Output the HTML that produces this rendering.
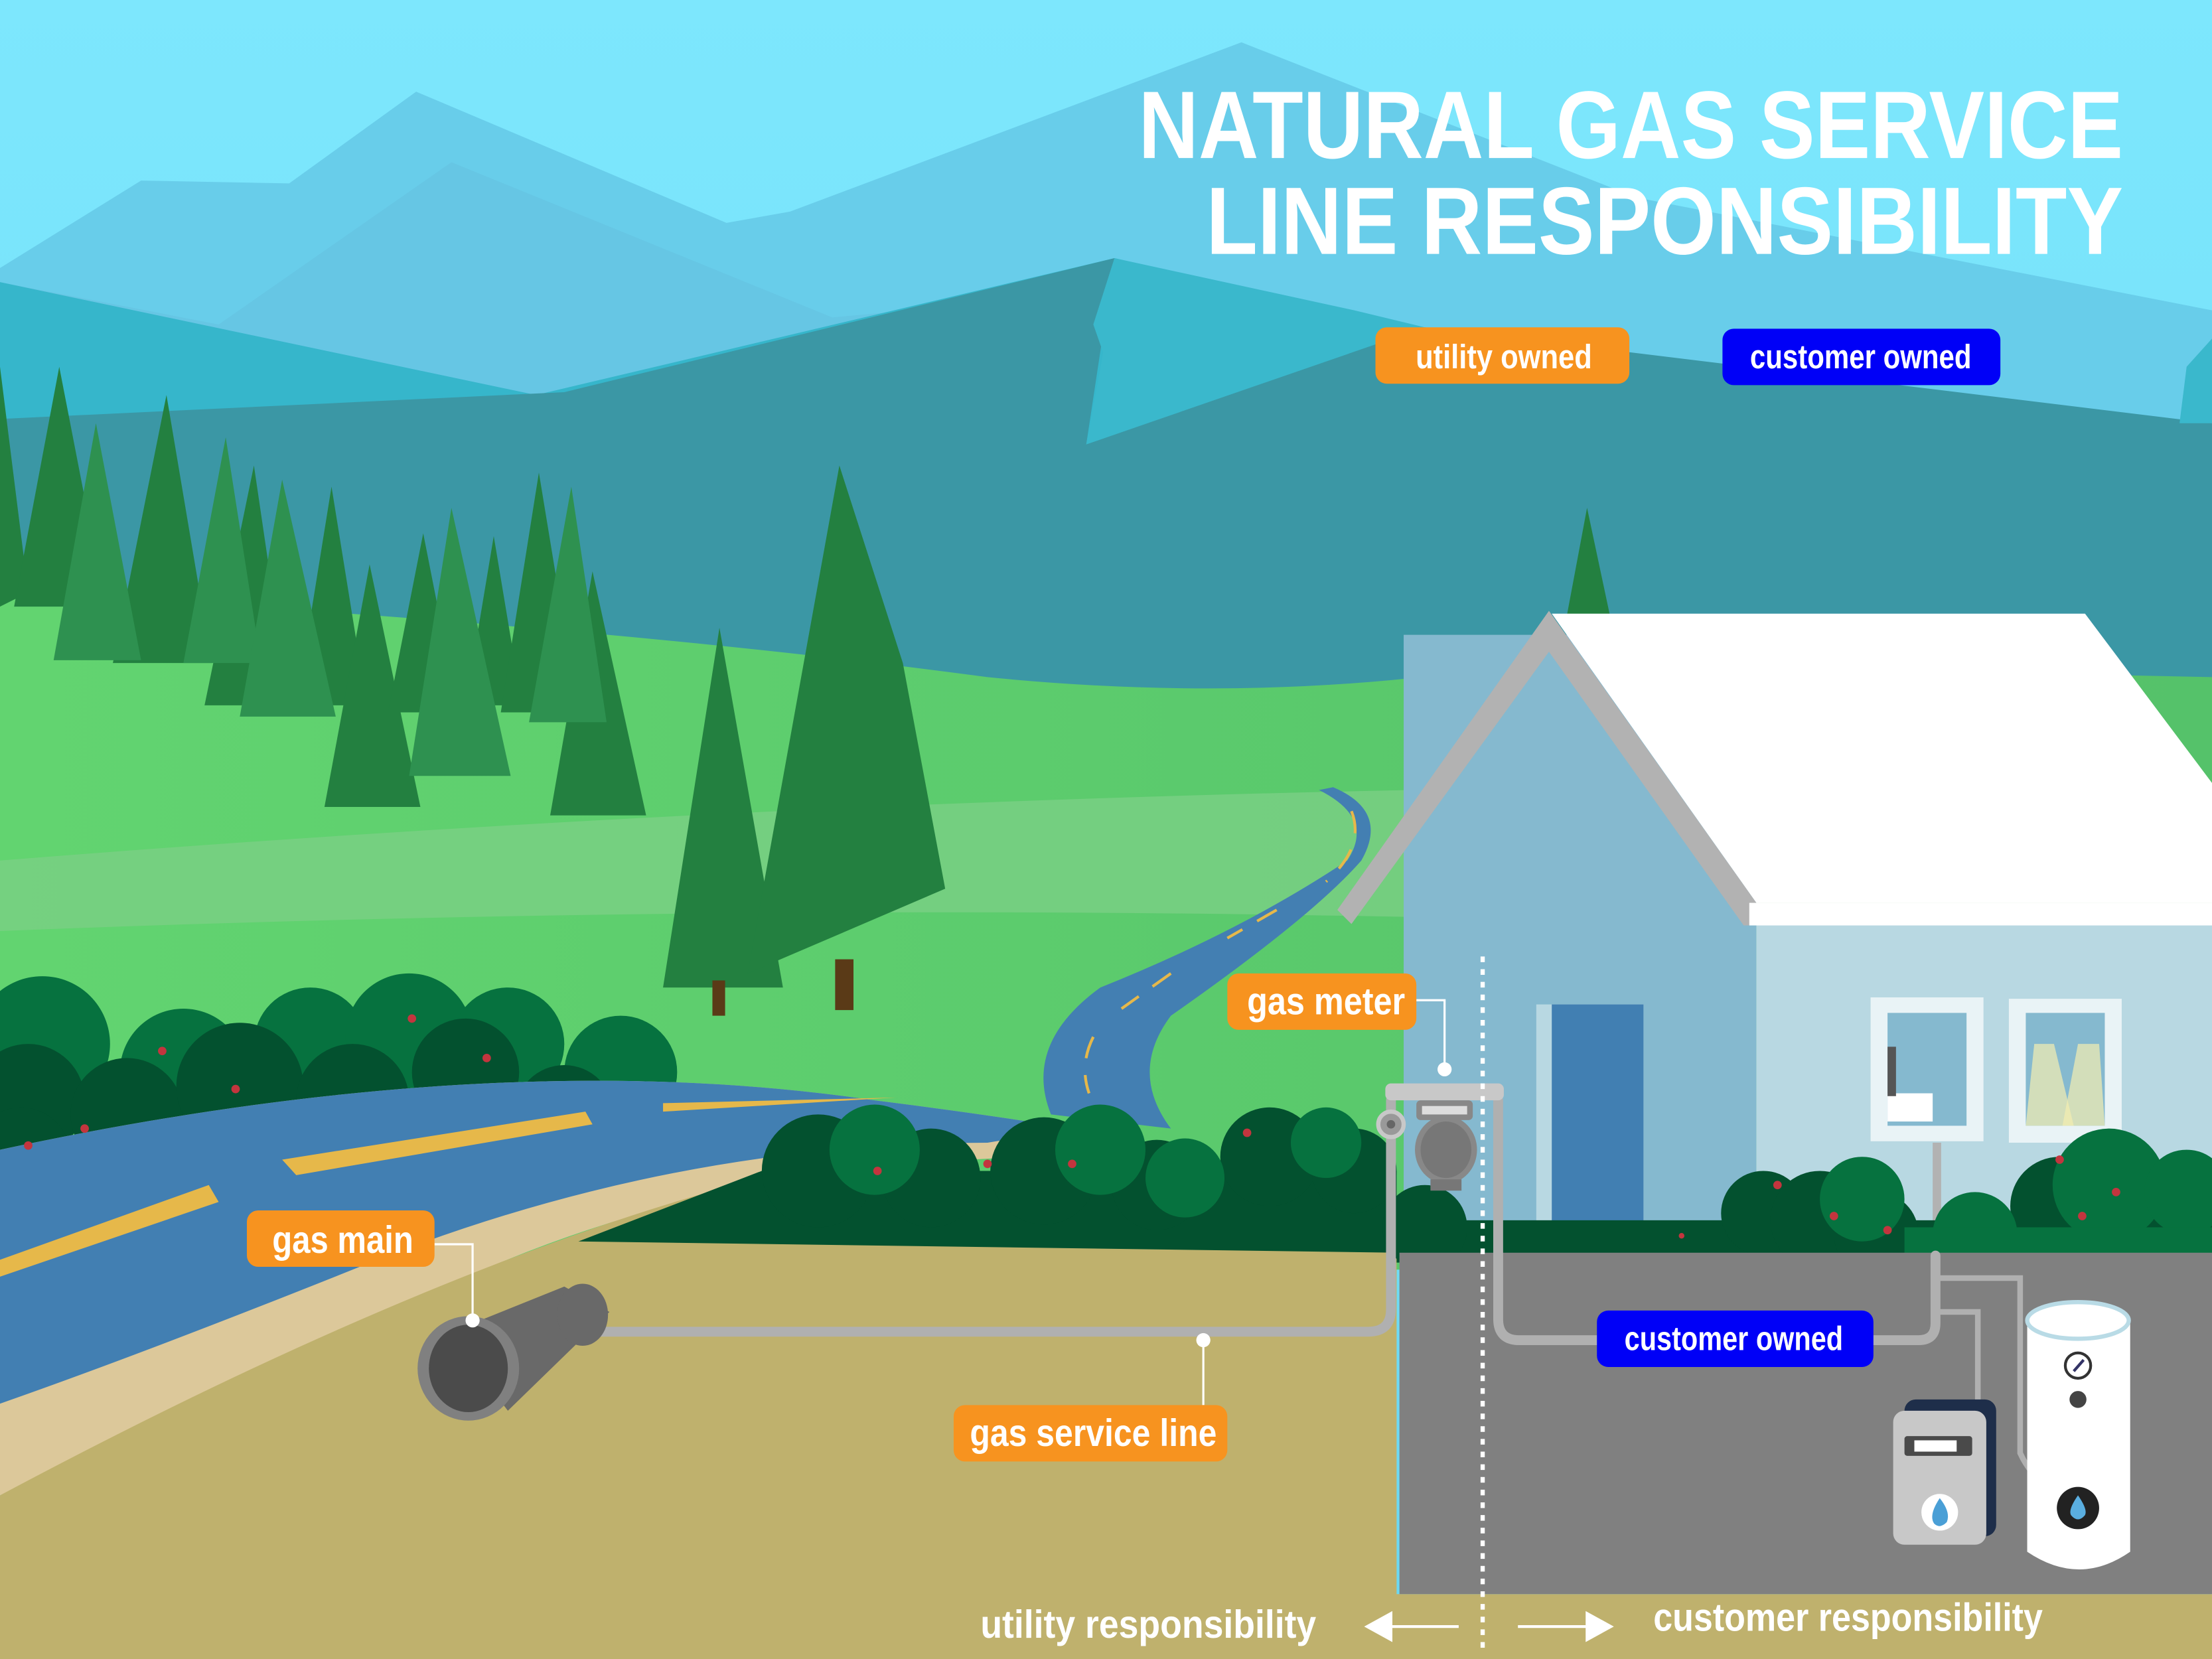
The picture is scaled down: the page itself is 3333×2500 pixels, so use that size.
<!DOCTYPE html>
<html><head><meta charset="utf-8"><style>html,body{margin:0;padding:0;overflow:hidden;background:#7de6fb}svg{display:block}text{font-family:"Liberation Sans",sans-serif;font-weight:bold;fill:#fff}</style></head><body>
<svg width="3333" height="2500" viewBox="0 0 1568 1176" preserveAspectRatio="none" xmlns="http://www.w3.org/2000/svg">
<defs>
<linearGradient id="sky" x1="0" y1="0" x2="0" y2="1"><stop offset="0" stop-color="#7de7fd"/><stop offset="1" stop-color="#6ad8f2"/></linearGradient>
<linearGradient id="grass" x1="0" y1="0" x2="1" y2="0"><stop offset="0" stop-color="#62d470"/><stop offset="1" stop-color="#55c26a"/></linearGradient>
</defs>
<rect width="1568" height="1176" fill="url(#sky)"/>
<polygon points="0,190 100,128 205,130 295,65 515,158 560,150 880,30 1160,140 1568,220 1568,500 0,500" fill="#68cdea"/>
<polygon points="0,200 155,230 320,115 590,225 700,215 790,183 1000,232 1568,300 1568,500 0,500" fill="#66c6e4"/>
<polygon points="0,200 380,280 790,183 1000,232 1568,310 1568,500 0,500" fill="#36b6cb"/>
<polygon points="0,297 400,278 790,183 770,315 1010,232 1568,300 1568,520 0,520" fill="#3b97a5"/>
<polygon points="790,183 775,230 782,250 770,315 1010,232 960,220" fill="#3ab8cc"/>
<polygon points="1568,240 1550,260 1545,300 1568,300" fill="#3ab8cc"/>
<path d="M0,420 Q400,440 700,480 Q900,500 1080,470 L1568,480 L1568,900 L0,900 Z" fill="url(#grass)"/>
<path d="M0,610 Q500,570 1000,560 L1000,650 Q500,640 0,660 Z" fill="#7bcf85" opacity="0.8"/>
<g fill="#238040">
<polygon points="0,260 20,420 0,430"/><polygon points="42,260 10,430 75,430"/><polygon points="118,280 80,470 150,470"/>
<polygon points="180,330 145,500 205,500"/><polygon points="235,345 210,500 260,500"/><polygon points="262,400 230,572 298,572"/>
<polygon points="300,378 275,505 325,505"/><polygon points="350,380 330,500 370,500"/><polygon points="382,335 355,505 410,505"/>
<polygon points="420,405 390,578 458,578"/><polygon points="510,445 470,700 555,700"/><polygon points="595,330 530,690 670,630 640,470"/>
<polygon points="1125,360 1110,440 1142,440"/>
</g>
<g fill="#2e9150">
<polygon points="68,300 38,468 100,468"/><polygon points="160,310 130,470 185,470"/><polygon points="200,340 170,508 238,508"/>
<polygon points="320,360 290,550 362,550"/><polygon points="405,345 375,512 430,512"/>
</g>
<rect x="505" y="695" width="9" height="25" fill="#5a3a17"/><rect x="592" y="680" width="13" height="36" fill="#5a3a17"/>
<path d="M935,560 Q975,580 955,610 Q880,660 780,700 Q725,740 745,790 L830,800 Q800,760 830,720 Q930,650 965,610 Q985,575 945,558 Z" fill="#437fb2"/>
<path d="M958,575 Q968,600 940,625 M905,645 L870,665 M830,690 L795,715 M775,735 Q765,755 772,775" stroke="#e6b84a" stroke-width="2" fill="none" stroke-dasharray="16,12"/>
<g fill="#06723f"><circle cx="30" cy="740" r="48"/><circle cx="130" cy="760" r="45"/><circle cx="220" cy="740" r="40"/><circle cx="290" cy="735" r="45"/><circle cx="360" cy="740" r="40"/><circle cx="440" cy="760" r="40"/></g>
<g fill="#03512f"><circle cx="20" cy="780" r="40"/><circle cx="90" cy="790" r="40"/><circle cx="170" cy="770" r="45"/><circle cx="250" cy="780" r="40"/><circle cx="330" cy="760" r="38"/><circle cx="400" cy="790" r="35"/><circle cx="15" cy="820" r="35"/></g>
<path d="M0,815 Q350,740 620,780 Q700,790 760,800 L760,820 Q500,820 300,920 Q130,1000 0,1060 Z" fill="#dcc89a"/>
<path d="M0,815 Q350,740 620,780 Q700,790 760,800 L700,810 Q470,810 250,900 Q100,960 0,995 Z" fill="#427fb2"/>
<path d="M0,893 L148,840 L155,852 L0,905 Z M200,822 L415,788 L420,797 L210,833 Z M470,782 L635,778 L470,788 Z" fill="#e6b84a"/>
<path d="M0,1060 Q300,900 520,840 L990,840 L990,1176 L0,1176 Z" fill="#bfb16d"/>
<rect x="0" y="1130" width="1568" height="46" fill="#bfb16d"/>
<path d="M410,880 L540,830 L990,830 L990,888 Z" fill="#03512f"/>
<g fill="#03512f"><circle cx="580" cy="830" r="40"/><circle cx="660" cy="835" r="35"/><circle cx="740" cy="830" r="38"/><circle cx="820" cy="840" r="32"/><circle cx="900" cy="820" r="35"/><circle cx="960" cy="830" r="30"/></g>
<g fill="#06723f"><circle cx="620" cy="815" r="32"/><circle cx="780" cy="815" r="32"/><circle cx="840" cy="835" r="28"/><circle cx="940" cy="810" r="25"/></g>
<rect x="995" y="450" width="250" height="420" fill="#85b9cf"/>
<rect x="1245" y="655" width="323" height="215" fill="#b8d8e2"/>
<polygon points="1100,435 1478,435 1568,555 1568,640 1245,640" fill="#fff"/>
<polygon points="1098,433 1245,640 1245,656 1236,656 1098,462 958,655 948,645" fill="#b2b2b2"/>
<rect x="1240" y="640" width="328" height="16" fill="#fff"/>
<rect x="1089" y="712" width="76" height="155" fill="#b8d8e2"/><rect x="1100" y="712" width="65" height="155" fill="#417fb2"/>
<rect x="1326" y="707" width="80" height="102" fill="#e9f3f6"/><rect x="1338" y="718" width="56" height="80" fill="#85b9cf"/>
<rect x="1338" y="775" width="32" height="20" fill="#fff"/><rect x="1338" y="742" width="6" height="35" fill="#555"/>
<rect x="1424" y="708" width="80" height="102" fill="#e9f3f6"/><rect x="1436" y="718" width="56" height="80" fill="#85b9cf"/>
<polygon points="1442,740 1456,740 1470,798 1436,798" fill="#f4eeb0" opacity="0.7"/><polygon points="1473,740 1488,740 1492,798 1462,798" fill="#f4eeb0" opacity="0.7"/>
<rect x="1370" y="810" width="6" height="80" fill="#b2b2b2"/>
<rect x="990" y="865" width="578" height="30" fill="#03512f"/>
<g fill="#03512f"><circle cx="1010" cy="870" r="30"/><circle cx="1250" cy="860" r="30"/><circle cx="1290" cy="865" r="35"/><circle cx="1330" cy="875" r="30"/><circle cx="1460" cy="855" r="35"/><circle cx="1530" cy="870" r="30"/></g>
<g fill="#06723f"><circle cx="1320" cy="850" r="30"/><circle cx="1400" cy="875" r="30"/><circle cx="1495" cy="840" r="40"/><circle cx="1550" cy="845" r="30"/></g>
<rect x="1350" y="870" width="218" height="20" fill="#06723f"/>
<g fill="#c3353e"><circle cx="292" cy="722" r="3"/><circle cx="115" cy="745" r="3"/><circle cx="167" cy="772" r="3"/><circle cx="345" cy="750" r="3"/><circle cx="20" cy="812" r="3"/><circle cx="60" cy="800" r="3"/><circle cx="622" cy="830" r="3"/><circle cx="700" cy="825" r="3"/><circle cx="760" cy="825" r="3"/><circle cx="884" cy="803" r="3"/><circle cx="1260" cy="840" r="3"/><circle cx="1300" cy="862" r="3"/><circle cx="1338" cy="872" r="3"/><circle cx="1460" cy="822" r="3"/><circle cx="1500" cy="845" r="3"/><circle cx="1476" cy="862" r="3"/><circle cx="1192" cy="876" r="2"/></g>
<rect x="992" y="888" width="576" height="242" fill="#808080"/>
<g fill="none" stroke="#b0b0b0" stroke-width="7" stroke-linecap="round">
<path d="M395,944 L970,944 Q986,944 986,928 L986,780"/>
<path d="M1062,780 L1062,935 Q1062,950 1077,950 L1360,950 Q1372,950 1372,938 L1372,890"/>
</g>
<path d="M1372,906 L1432,906 L1432,1030 Q1440,1048 1460,1060 Q1470,1070 1472,1070 M1372,930 L1402,930 L1402,995" fill="none" stroke="#b0b0b0" stroke-width="4"/>
<rect x="982" y="768" width="84" height="12" rx="4" fill="#c8c8c8"/>
<rect x="1004" y="780" width="40" height="14" rx="3" fill="#888"/><rect x="1008" y="784" width="32" height="6" fill="#ddd"/>
<ellipse cx="1025" cy="815" rx="22" ry="24" fill="#888"/><ellipse cx="1025" cy="815" rx="18" ry="20" fill="#777"/>
<rect x="1014" y="836" width="22" height="8" fill="#777"/>
<circle cx="986" cy="797" r="9" fill="#999" stroke="#c8c8c8" stroke-width="3"/><circle cx="986" cy="797" r="3" fill="#666"/>
<polygon points="318,945 400,912 432,930 360,1000" fill="#696969"/>
<ellipse cx="413" cy="932" rx="18" ry="22" fill="#696969"/>
<ellipse cx="332" cy="970" rx="36" ry="37" fill="#808080"/><ellipse cx="332" cy="970" rx="28" ry="31" fill="#4b4b4b"/>
<rect x="1350" y="992" width="65" height="97" rx="8" fill="#1e2e4a"/>
<rect x="1342" y="1000" width="66" height="95" rx="8" fill="#c8c8c8"/>
<rect x="1350" y="1018" width="48" height="14" rx="2" fill="#4a4a4a"/><rect x="1357" y="1021" width="30" height="8" fill="#fff"/>
<circle cx="1375" cy="1072" r="13" fill="#fff"/><path d="M1375,1062 Q1367,1074 1371,1080 Q1375,1084 1380,1079 Q1383,1072 1375,1062 Z" fill="#4a9fd6"/>
<path d="M1437,935 L1510,935 L1510,1100 Q1474,1125 1437,1100 Z" fill="#fff"/>
<ellipse cx="1473" cy="936" rx="36" ry="13" fill="#fff" stroke="#b9dbe6" stroke-width="3"/>
<circle cx="1473" cy="968" r="9" fill="#fff" stroke="#333" stroke-width="2"/><line x1="1470" y1="972" x2="1477" y2="964" stroke="#336" stroke-width="2"/>
<circle cx="1473" cy="992" r="6" fill="#444"/>
<circle cx="1473" cy="1069" r="15" fill="#222"/><path d="M1473,1060 Q1466,1070 1468,1074 Q1473,1080 1478,1074 Q1480,1070 1473,1060 Z" fill="#5aaee0"/>
<line x1="1051" y1="678" x2="1051" y2="1172" stroke="#fff" stroke-width="3" stroke-dasharray="4,5"/>
<g stroke="#fff" stroke-width="1.5" fill="none"><path d="M308,882 L335,882 L335,935"/><path d="M853,950 L853,996"/><path d="M1004,709 L1024,709 L1024,757"/></g>
<g fill="#fff"><circle cx="335" cy="936" r="5"/><circle cx="853" cy="950" r="5"/><circle cx="1024" cy="758" r="5"/></g>
<line x1="985" y1="1153" x2="1034" y2="1153" stroke="#fff" stroke-width="2"/><polygon points="967,1153 987,1142 987,1164" fill="#fff"/>
<line x1="1076" y1="1153" x2="1125" y2="1153" stroke="#fff" stroke-width="2"/><polygon points="1144,1153 1124,1142 1124,1164" fill="#fff"/>
<rect x="975" y="232" width="180" height="40" rx="8" fill="#f7931f"/><text x="1066" y="261" font-size="24" text-anchor="middle" textLength="125" lengthAdjust="spacingAndGlyphs">utility owned</text>
<rect x="1221" y="233" width="197" height="40" rx="8" fill="#0000f7"/><text x="1319" y="261" font-size="24" text-anchor="middle" textLength="157" lengthAdjust="spacingAndGlyphs">customer owned</text>
<rect x="870" y="690" width="134" height="40" rx="8" fill="#f7931f"/><text x="940" y="719" font-size="27" text-anchor="middle" textLength="112" lengthAdjust="spacingAndGlyphs">gas meter</text>
<rect x="175" y="858" width="133" height="40" rx="8" fill="#f7931f"/><text x="243" y="888" font-size="27" text-anchor="middle" textLength="100" lengthAdjust="spacingAndGlyphs">gas main</text>
<rect x="676" y="996" width="194" height="40" rx="8" fill="#f7931f"/><text x="775" y="1025" font-size="27" text-anchor="middle" textLength="175" lengthAdjust="spacingAndGlyphs">gas service line</text>
<rect x="1132" y="929" width="196" height="40" rx="8" fill="#0000f7"/><text x="1229" y="957" font-size="24" text-anchor="middle" textLength="155" lengthAdjust="spacingAndGlyphs">customer owned</text>
<text x="814" y="1161" font-size="28" text-anchor="middle" textLength="238" lengthAdjust="spacingAndGlyphs">utility responsibility</text>
<text x="1310" y="1156" font-size="28" text-anchor="middle" textLength="276" lengthAdjust="spacingAndGlyphs">customer responsibility</text>
<text x="1505" y="112" font-size="68" text-anchor="end" textLength="698" lengthAdjust="spacingAndGlyphs">NATURAL GAS SERVICE</text>
<text x="1505" y="180" font-size="68" text-anchor="end" textLength="650" lengthAdjust="spacingAndGlyphs">LINE RESPONSIBILITY</text>
</svg>
</body></html>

**Task statement**
For the data above, state how many lines contain "that"; the number is the whole answer.

**Correct result**
2